> _WORK TO DO_: Repeat the records below exactly, leaving out any pictures.

> _AVAILABLE RECORDS_:
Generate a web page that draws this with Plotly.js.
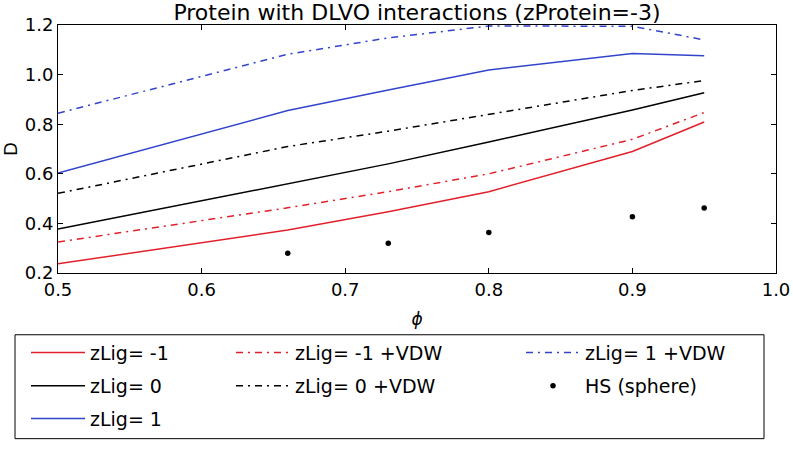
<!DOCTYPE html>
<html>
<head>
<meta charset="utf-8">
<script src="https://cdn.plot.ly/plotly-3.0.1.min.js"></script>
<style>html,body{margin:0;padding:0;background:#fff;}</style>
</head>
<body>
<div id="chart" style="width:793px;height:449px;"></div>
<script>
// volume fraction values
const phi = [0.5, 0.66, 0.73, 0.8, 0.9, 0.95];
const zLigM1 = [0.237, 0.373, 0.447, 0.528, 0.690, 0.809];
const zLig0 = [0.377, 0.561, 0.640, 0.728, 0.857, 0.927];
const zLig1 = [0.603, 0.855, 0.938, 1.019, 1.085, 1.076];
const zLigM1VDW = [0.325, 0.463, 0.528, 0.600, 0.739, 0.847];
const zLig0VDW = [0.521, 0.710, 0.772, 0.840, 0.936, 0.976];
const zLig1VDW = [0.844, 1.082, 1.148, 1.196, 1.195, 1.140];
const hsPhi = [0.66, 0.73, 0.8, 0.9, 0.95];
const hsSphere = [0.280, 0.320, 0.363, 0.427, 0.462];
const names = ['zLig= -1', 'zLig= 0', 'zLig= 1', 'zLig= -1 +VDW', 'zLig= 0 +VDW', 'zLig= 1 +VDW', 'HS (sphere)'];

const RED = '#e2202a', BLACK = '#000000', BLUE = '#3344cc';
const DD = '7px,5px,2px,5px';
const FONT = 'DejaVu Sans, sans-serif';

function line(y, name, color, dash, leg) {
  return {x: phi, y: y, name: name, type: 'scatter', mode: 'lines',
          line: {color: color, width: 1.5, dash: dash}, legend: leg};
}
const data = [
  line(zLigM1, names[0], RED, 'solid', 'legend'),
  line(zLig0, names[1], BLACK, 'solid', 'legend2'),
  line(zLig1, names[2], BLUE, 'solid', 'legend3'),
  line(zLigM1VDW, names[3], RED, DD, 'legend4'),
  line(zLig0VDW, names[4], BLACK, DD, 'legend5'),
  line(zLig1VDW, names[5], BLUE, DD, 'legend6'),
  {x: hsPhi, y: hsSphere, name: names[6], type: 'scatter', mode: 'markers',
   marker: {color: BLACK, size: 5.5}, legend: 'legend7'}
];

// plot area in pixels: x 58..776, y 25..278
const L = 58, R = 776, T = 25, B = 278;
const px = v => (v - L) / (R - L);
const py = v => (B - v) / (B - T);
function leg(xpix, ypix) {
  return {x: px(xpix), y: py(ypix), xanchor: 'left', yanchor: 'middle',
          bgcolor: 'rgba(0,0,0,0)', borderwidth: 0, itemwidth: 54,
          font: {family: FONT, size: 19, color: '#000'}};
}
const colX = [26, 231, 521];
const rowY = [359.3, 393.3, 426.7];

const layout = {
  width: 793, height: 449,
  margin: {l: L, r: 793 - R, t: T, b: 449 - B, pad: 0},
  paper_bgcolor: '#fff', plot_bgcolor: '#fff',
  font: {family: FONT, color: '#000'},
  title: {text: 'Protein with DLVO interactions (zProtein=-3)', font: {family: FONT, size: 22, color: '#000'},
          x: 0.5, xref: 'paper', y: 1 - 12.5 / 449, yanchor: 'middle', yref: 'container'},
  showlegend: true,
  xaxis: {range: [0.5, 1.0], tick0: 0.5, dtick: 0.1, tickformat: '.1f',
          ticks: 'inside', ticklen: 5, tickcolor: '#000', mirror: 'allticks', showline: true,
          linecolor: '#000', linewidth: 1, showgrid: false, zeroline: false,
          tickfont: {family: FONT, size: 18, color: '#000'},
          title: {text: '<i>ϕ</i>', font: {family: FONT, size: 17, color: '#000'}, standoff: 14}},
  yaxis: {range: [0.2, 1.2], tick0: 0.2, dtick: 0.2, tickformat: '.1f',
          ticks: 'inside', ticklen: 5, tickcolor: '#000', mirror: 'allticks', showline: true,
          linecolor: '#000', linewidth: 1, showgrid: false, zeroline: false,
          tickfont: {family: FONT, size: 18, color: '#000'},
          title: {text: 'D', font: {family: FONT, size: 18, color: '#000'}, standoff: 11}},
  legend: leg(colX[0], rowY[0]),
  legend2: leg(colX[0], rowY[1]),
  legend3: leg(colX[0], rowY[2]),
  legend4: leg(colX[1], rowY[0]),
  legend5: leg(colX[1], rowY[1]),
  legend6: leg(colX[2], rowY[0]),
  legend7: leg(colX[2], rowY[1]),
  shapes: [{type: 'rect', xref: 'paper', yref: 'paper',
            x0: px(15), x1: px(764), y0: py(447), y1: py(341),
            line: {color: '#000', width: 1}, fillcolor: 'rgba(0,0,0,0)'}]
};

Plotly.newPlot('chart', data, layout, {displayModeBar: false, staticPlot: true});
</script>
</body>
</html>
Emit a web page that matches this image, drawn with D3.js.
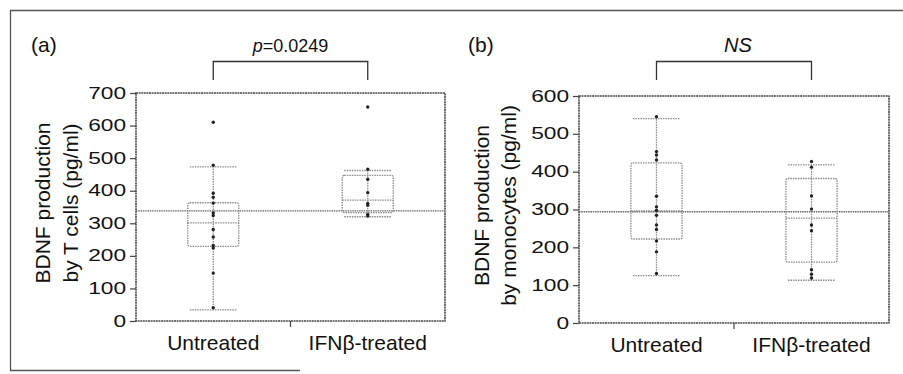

> _COMPLETED TASK_:
Generate a web page that draws this with Plotly.js.
<!DOCTYPE html>
<html>
<head>
<meta charset="utf-8">
<script src="https://cdn.plot.ly/plotly-3.0.1.min.js"></script>
<style>html,body{margin:0;padding:0;background:#fff;}</style>
</head>
<body>
<div id="chart" style="width:793px;height:449px;"></div>
<script>
// volume fraction values
const phi = [0.5, 0.66, 0.73, 0.8, 0.9, 0.95];
const zLigM1 = [0.237, 0.373, 0.447, 0.528, 0.690, 0.809];
const zLig0 = [0.377, 0.561, 0.640, 0.728, 0.857, 0.927];
const zLig1 = [0.603, 0.855, 0.938, 1.019, 1.085, 1.076];
const zLigM1VDW = [0.325, 0.463, 0.528, 0.600, 0.739, 0.847];
const zLig0VDW = [0.521, 0.710, 0.772, 0.840, 0.936, 0.976];
const zLig1VDW = [0.844, 1.082, 1.148, 1.196, 1.195, 1.140];
const hsPhi = [0.66, 0.73, 0.8, 0.9, 0.95];
const hsSphere = [0.280, 0.320, 0.363, 0.427, 0.462];
const names = ['zLig= -1', 'zLig= 0', 'zLig= 1', 'zLig= -1 +VDW', 'zLig= 0 +VDW', 'zLig= 1 +VDW', 'HS (sphere)'];

const RED = '#e2202a', BLACK = '#000000', BLUE = '#3344cc';
const DD = '7px,5px,2px,5px';
const FONT = 'DejaVu Sans, sans-serif';

function line(y, name, color, dash, leg) {
  return {x: phi, y: y, name: name, type: 'scatter', mode: 'lines',
          line: {color: color, width: 1.5, dash: dash}, legend: leg};
}
const data = [
  line(zLigM1, names[0], RED, 'solid', 'legend'),
  line(zLig0, names[1], BLACK, 'solid', 'legend2'),
  line(zLig1, names[2], BLUE, 'solid', 'legend3'),
  line(zLigM1VDW, names[3], RED, DD, 'legend4'),
  line(zLig0VDW, names[4], BLACK, DD, 'legend5'),
  line(zLig1VDW, names[5], BLUE, DD, 'legend6'),
  {x: hsPhi, y: hsSphere, name: names[6], type: 'scatter', mode: 'markers',
   marker: {color: BLACK, size: 5.5}, legend: 'legend7'}
];

// plot area in pixels: x 58..776, y 25..278
const L = 58, R = 776, T = 25, B = 278;
const px = v => (v - L) / (R - L);
const py = v => (B - v) / (B - T);
function leg(xpix, ypix) {
  return {x: px(xpix), y: py(ypix), xanchor: 'left', yanchor: 'middle',
          bgcolor: 'rgba(0,0,0,0)', borderwidth: 0, itemwidth: 54,
          font: {family: FONT, size: 19, color: '#000'}};
}
const colX = [26, 231, 521];
const rowY = [359.3, 393.3, 426.7];

const layout = {
  width: 793, height: 449,
  margin: {l: L, r: 793 - R, t: T, b: 449 - B, pad: 0},
  paper_bgcolor: '#fff', plot_bgcolor: '#fff',
  font: {family: FONT, color: '#000'},
  title: {text: 'Protein with DLVO interactions (zProtein=-3)', font: {family: FONT, size: 22, color: '#000'},
          x: 0.5, xref: 'paper', y: 1 - 12.5 / 449, yanchor: 'middle', yref: 'container'},
  showlegend: true,
  xaxis: {range: [0.5, 1.0], tick0: 0.5, dtick: 0.1, tickformat: '.1f',
          ticks: 'inside', ticklen: 5, tickcolor: '#000', mirror: 'allticks', showline: true,
          linecolor: '#000', linewidth: 1, showgrid: false, zeroline: false,
          tickfont: {family: FONT, size: 18, color: '#000'},
          title: {text: '<i>ϕ</i>', font: {family: FONT, size: 17, color: '#000'}, standoff: 14}},
  yaxis: {range: [0.2, 1.2], tick0: 0.2, dtick: 0.2, tickformat: '.1f',
          ticks: 'inside', ticklen: 5, tickcolor: '#000', mirror: 'allticks', showline: true,
          linecolor: '#000', linewidth: 1, showgrid: false, zeroline: false,
          tickfont: {family: FONT, size: 18, color: '#000'},
          title: {text: 'D', font: {family: FONT, size: 18, color: '#000'}, standoff: 11}},
  legend: leg(colX[0], rowY[0]),
  legend2: leg(colX[0], rowY[1]),
  legend3: leg(colX[0], rowY[2]),
  legend4: leg(colX[1], rowY[0]),
  legend5: leg(colX[1], rowY[1]),
  legend6: leg(colX[2], rowY[0]),
  legend7: leg(colX[2], rowY[1]),
  shapes: [{type: 'rect', xref: 'paper', yref: 'paper',
            x0: px(15), x1: px(764), y0: py(447), y1: py(341),
            line: {color: '#000', width: 1}, fillcolor: 'rgba(0,0,0,0)'}]
};

Plotly.newPlot('chart', data, layout, {displayModeBar: false, staticPlot: true});
</script>
</body>
</html>
Emit a web page that matches this image, drawn with D3.js.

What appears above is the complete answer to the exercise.